I’ve been utilizing the MPS (Multi-Process Service) daemon to manage resource usage limits for processes using the CUDA_MPS_ACTIVE_THREAD_PERCENTAGE and CUDA_MPS_PINNED_DEVICE_MEM_LIMIT environment variables, and it’s been working well. However, I’ve encountered a scenario that I’m not sure how to address. I’m curious if there’s a way to apply these limits collectively to an entire Docker container.

For example, if we set CUDA_MPS_PINNED_DEVICE_MEM_LIMIT=0=1000MB in the container’s environment variables, launching two processes results in each having its own limit, effectively allowing them to use a total of 2000MB combined. Is there a mechanism or strategy to enforce the total limit across the entire container so that, in my case, two applications together cannot exceed the 1000MB limit?

Has anyone tackled this issue before, or is there a way to ensure that the collective limit applies to the whole Docker container, restricting the total resource usage to, for example, 1000MB as per my example?

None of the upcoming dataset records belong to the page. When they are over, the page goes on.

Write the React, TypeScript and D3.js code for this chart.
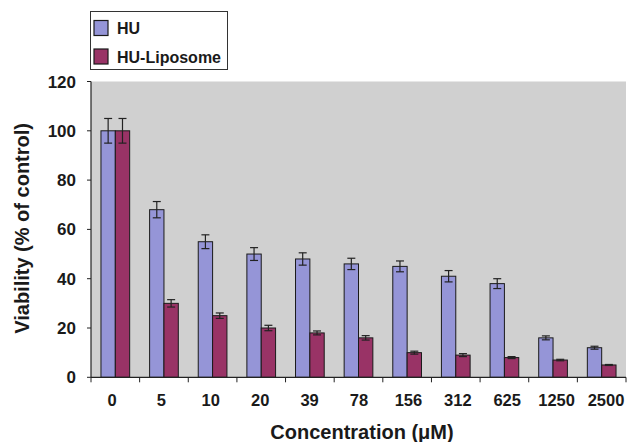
import React from "react";
import * as d3 from "d3";

const categories = ["0", "5", "10", "20", "39", "78", "156", "312", "625", "1250", "2500"];
const huValues = [100, 68, 55, 50, 48, 46, 45, 41, 38, 16, 12];
const huErrors = [5, 3.3, 2.8, 2.6, 2.5, 2.3, 2.2, 2.3, 2, 0.8, 0.6];
const lipoValues = [100, 30, 25, 20, 18, 16, 10, 9, 8, 7, 5];
const lipoErrors = [5, 1.5, 1.1, 1.1, 0.8, 0.9, 0.6, 0.6, 0.4, 0.3, 0.2];
const yTicks = [0, 20, 40, 60, 80, 100, 120];
const seriesNames = ["HU", "HU-Liposome"];
const colors = ["#9595d7", "#993366"];

const W = 628;
const H = 442;
const left = 91;
const right = 626;
const top = 81.5;
const bottom = 377.3;
const FONT = "'Liberation Sans', Arial, sans-serif";

export default function App() {
  const x = d3.scaleBand<string>().domain(categories).range([left, right]).paddingInner(0).paddingOuter(0);
  const y = d3.scaleLinear().domain([0, 120]).range([bottom, top]);
  const bw = x.bandwidth();
  const inner = d3.scaleBand<number>().domain([0, 1]).range([bw * 0.205, bw * 0.795]);
  const series = [
    { vals: huValues, errs: huErrors },
    { vals: lipoValues, errs: lipoErrors },
  ];
  const capW = 8;
  // tick labels in the reference sit slightly more spread than the band centres
  const labelX = d3.scaleLinear().domain([0, categories.length - 1]).range([112, 606]);

  return (
    <svg width={W} height={H} style={{ position: "absolute", left: 0, top: 0 }} fontFamily={FONT}>
      <rect x={0} y={0} width={W} height={H} fill="#ffffff" />
      <rect x={left} y={top} width={right - left} height={bottom - top} fill="#d0d0d0" />
      {series.map((s, si) =>
        s.vals.map((v, i) => {
          const bx = (x(categories[i]) as number) + (inner(si) as number);
          const w = inner.bandwidth();
          const cx = bx + w / 2;
          const yHi = y(v + s.errs[i]);
          const yLo = y(v - s.errs[i]);
          return (
            <g key={`${si}-${i}`}>
              <rect x={bx} y={y(v)} width={w} height={bottom - y(v)} fill={colors[si]} stroke="#1a1a1a" strokeWidth={1} />
              <line x1={cx} x2={cx} y1={yHi} y2={yLo} stroke="#222" strokeWidth={1.2} />
              <line x1={cx - capW / 2} x2={cx + capW / 2} y1={yHi} y2={yHi} stroke="#222" strokeWidth={1.2} />
              <line x1={cx - capW / 2} x2={cx + capW / 2} y1={yLo} y2={yLo} stroke="#222" strokeWidth={1.2} />
            </g>
          );
        })
      )}
      {/* axes */}
      <line x1={left} x2={left} y1={top} y2={bottom} stroke="#222" strokeWidth={1.2} />
      <line x1={left} x2={right} y1={bottom} y2={bottom} stroke="#222" strokeWidth={1.2} />
      {yTicks.map((t) => (
        <g key={t}>
          <line x1={left - 4} x2={left} y1={y(t)} y2={y(t)} stroke="#222" strokeWidth={1} />
          <text x={76} y={y(t) + 6} textAnchor="end" fontSize={17} fontWeight="bold" fill="#1a1a1a">
            {t}
          </text>
        </g>
      ))}
      {categories.map((c, i) => (
        <g key={c}>
          <line x1={x(c) as number} x2={x(c) as number} y1={bottom} y2={bottom + 5} stroke="#222" strokeWidth={1} />
          <text x={labelX(i)} y={406} textAnchor="middle" fontSize={16.5} fontWeight="bold" fill="#1a1a1a">
            {c}
          </text>
        </g>
      ))}
      <line x1={right} x2={right} y1={bottom} y2={bottom + 5} stroke="#222" strokeWidth={1} />
      <text x={362} y={439} textAnchor="middle" fontSize={20} fontWeight="bold" fill="#1a1a1a">
        Concentration (μM)
      </text>
      <text
        transform={`translate(29,${(top + bottom) / 2 - 1}) rotate(-90)`}
        textAnchor="middle"
        fontSize={20}
        fontWeight="bold"
        fill="#1a1a1a"
      >
        Viability (% of control)
      </text>
      {/* legend */}
      <rect x={90.5} y={11.5} width={137} height={58} fill="#ffffff" stroke="#333" strokeWidth={1} />
      {seriesNames.map((n, i) => (
        <g key={n}>
          <rect x={94} y={20.5 + i * 28.5} width={14} height={15} fill={colors[i]} stroke="#1a1a1a" strokeWidth={1.2} />
          <text x={117} y={34.3 + i * 29} fontSize={16} fontWeight="bold" fill="#1a1a1a">
            {n}
          </text>
        </g>
      ))}
    </svg>
  );
}
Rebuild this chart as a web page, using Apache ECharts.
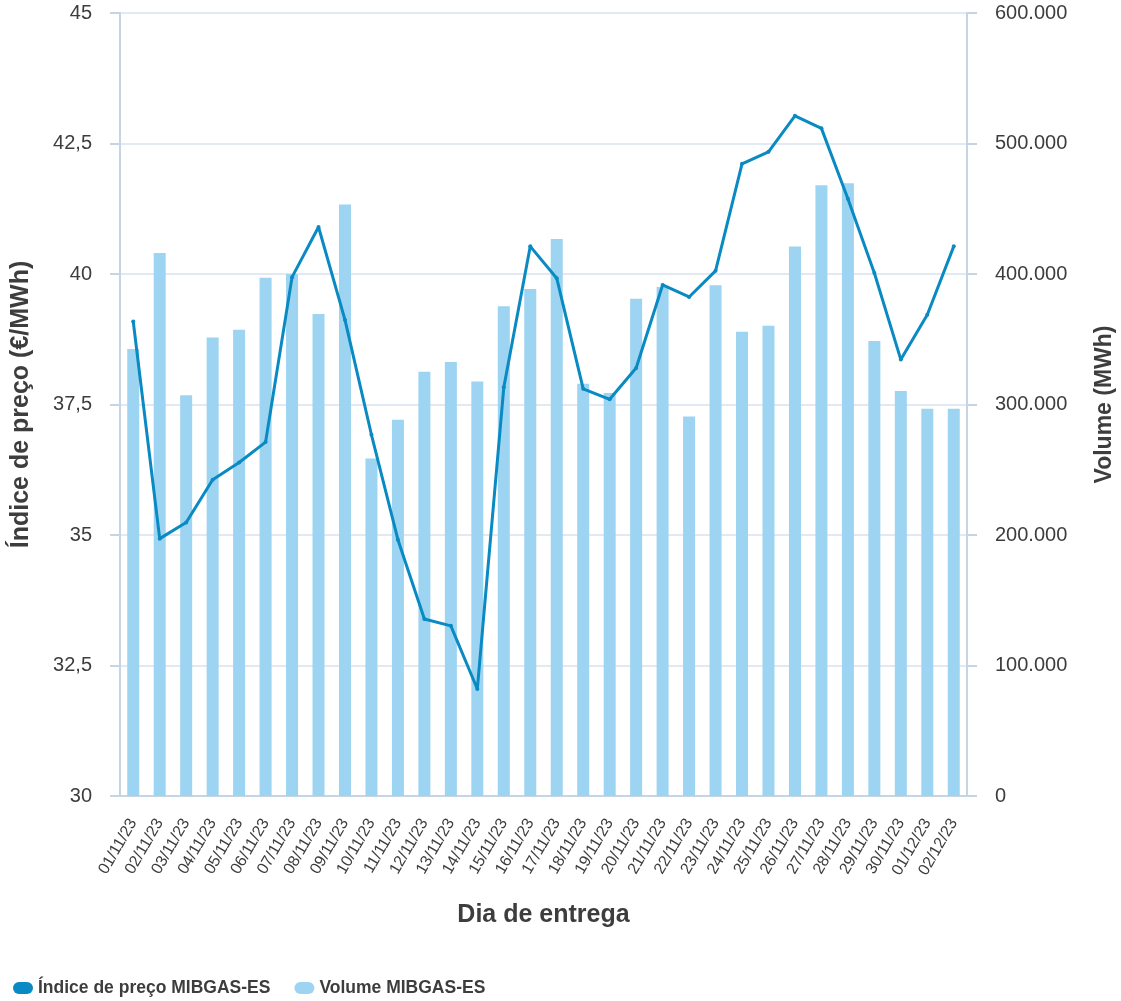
<!DOCTYPE html>
<html>
<head>
<meta charset="utf-8">
<script src="https://cdn.jsdelivr.net/npm/echarts@6/dist/echarts.min.js"></script>
<style>
  html, body { margin: 0; padding: 0; background: #fff; }
  #chart { width: 1121px; height: 1001px; }
</style>
</head>
<body>
<div id="chart"></div>
<script>
// dias de entrega
const categories = [
  '01/11/23', '02/11/23', '03/11/23', '04/11/23', '05/11/23', '06/11/23', '07/11/23', '08/11/23',
  '09/11/23', '10/11/23', '11/11/23', '12/11/23', '13/11/23', '14/11/23', '15/11/23', '16/11/23',
  '17/11/23', '18/11/23', '19/11/23', '20/11/23', '21/11/23', '22/11/23', '23/11/23', '24/11/23',
  '25/11/23', '26/11/23', '27/11/23', '28/11/23', '29/11/23', '30/11/23', '01/12/23', '02/12/23'
]

// Índice de preço MIBGAS-ES (€/MWh)
const priceIndex = [
  39.09, 34.93, 35.24, 36.06, 36.39, 36.78, 39.94, 40.90,
  39.12, 36.92, 34.91, 33.39, 33.26, 32.05, 37.83, 40.53,
  39.92, 37.80, 37.60, 38.20, 39.79, 39.56, 40.06, 42.11,
  42.34, 43.03, 42.79, 41.44, 40.02, 38.36, 39.22, 40.53
]

// Volume MIBGAS-ES (MWh)
const volume = [
  342500, 416100, 307000, 351400, 357300, 397200, 400000, 369400,
  453200, 258700, 288300, 325100, 332600, 317700, 375200, 388500,
  426900, 315900, 308800, 381100, 390100, 290900, 391300, 355800,
  360400, 421000, 468000, 469500, 348700, 310300, 296800, 296800
]

const seriesNames = ['Índice de preço MIBGAS-ES', 'Volume MIBGAS-ES']

const FONT = '"Liberation Sans", Arial, sans-serif'
const TEXT = '#3d3d3d'
const AXIS = '#c6d5e4'
const GRID = '#e2e9f2'
// pill shaped legend marker
const PILL = 'path://M6,0 H14 A6,6 0 0 1 14,12 H6 A6,6 0 0 1 6,0 Z'

function thousands(v) {
  return String(v).replace(/\B(?=(\d{3})+(?!\d))/g, '.')
}

const myChart = echarts.init(document.getElementById('chart'))

myChart.setOption({
  animation: false,
  textStyle: { fontFamily: FONT },
  grid: {
    left: 120,
    right: 154,
    top: 13,
    bottom: 205,
    containLabel: false,
    outerBoundsMode: 'none'
  },
  legend: {
    data: seriesNames,
    left: 13,
    top: 979,
    padding: 0,
    icon: PILL,
    itemWidth: 20,
    itemHeight: 12,
    itemGap: 24,
    textStyle: {
      fontFamily: FONT,
      fontSize: 17.5,
      fontWeight: 'bold',
      color: TEXT
    }
  },
  xAxis: {
    type: 'category',
    data: categories,
    name: 'Dia de entrega',
    nameLocation: 'middle',
    nameGap: 107,
    nameTextStyle: { fontSize: 25, fontWeight: 'bold', color: TEXT, fontFamily: FONT },
    axisLine: { lineStyle: { color: AXIS, width: 2 } },
    axisTick: { alignWithLabel: true, length: 10, lineStyle: { color: AXIS, width: 2 } },
    axisLabel: {
      rotate: 60,
      margin: 24,
      interval: 0,
      fontSize: 16,
      color: TEXT
    }
  },
  yAxis: [
    {
      type: 'value',
      min: 30,
      max: 45,
      interval: 2.5,
      name: 'Índice de preço (€/MWh)',
      nameLocation: 'middle',
      nameGap: 86,
      nameTextStyle: { fontSize: 25, fontWeight: 'bold', color: TEXT, fontFamily: FONT },
      axisLine: { show: true, lineStyle: { color: AXIS, width: 2 } },
      axisTick: { show: true, length: 10, lineStyle: { color: AXIS, width: 2 } },
      axisLabel: {
        margin: 28,
        fontSize: 20,
        color: TEXT,
        formatter: v => String(v).replace('.', ',')
      },
      splitLine: { lineStyle: { color: GRID, width: 2 } }
    },
    {
      type: 'value',
      min: 0,
      max: 600000,
      interval: 100000,
      position: 'right',
      name: 'Volume (MWh)',
      nameLocation: 'middle',
      nameGap: 126,
      nameRotate: 90,
      nameTextStyle: { fontSize: 23, fontWeight: 'bold', color: TEXT, fontFamily: FONT },
      axisLine: { show: true, lineStyle: { color: AXIS, width: 2 } },
      axisTick: { show: true, length: 10, lineStyle: { color: AXIS, width: 2 } },
      axisLabel: {
        margin: 28,
        fontSize: 20,
        color: TEXT,
        formatter: v => thousands(v)
      },
      splitLine: { show: false }
    }
  ],
  series: [
    {
      name: seriesNames[0],
      type: 'line',
      yAxisIndex: 0,
      data: priceIndex,
      z: 3,
      color: '#0a8ac2',
      symbol: 'circle',
      symbolSize: 4,
      lineStyle: { color: '#0a8ac2', width: 3 }
    },
    {
      name: seriesNames[1],
      type: 'bar',
      yAxisIndex: 1,
      data: volume,
      z: 2,
      barWidth: 12,
      color: '#9dd4f1',
      itemStyle: { color: '#9dd4f1' }
    }
  ]
})
</script>
</body>
</html>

Has nobody encountered this, tried to solve this problem? The behavior of MPS on resource limiting per process, without the ability to limit per container, renders pod orchestration in Kubernetes useless because we have no way to ensure that a pod will not consume more resources than allocated.

The only solution that came to my mind is to limit the number of PIDs inside the container to one, so that no more than one process can run inside the container. However, this is not an ideal solution because not every application can be adapted in such a way that it operates only through one main process. I would be grateful if someone could tell me where I can reach out to the MPS developers to ask this question.

Still waiting some answer from Nvidia team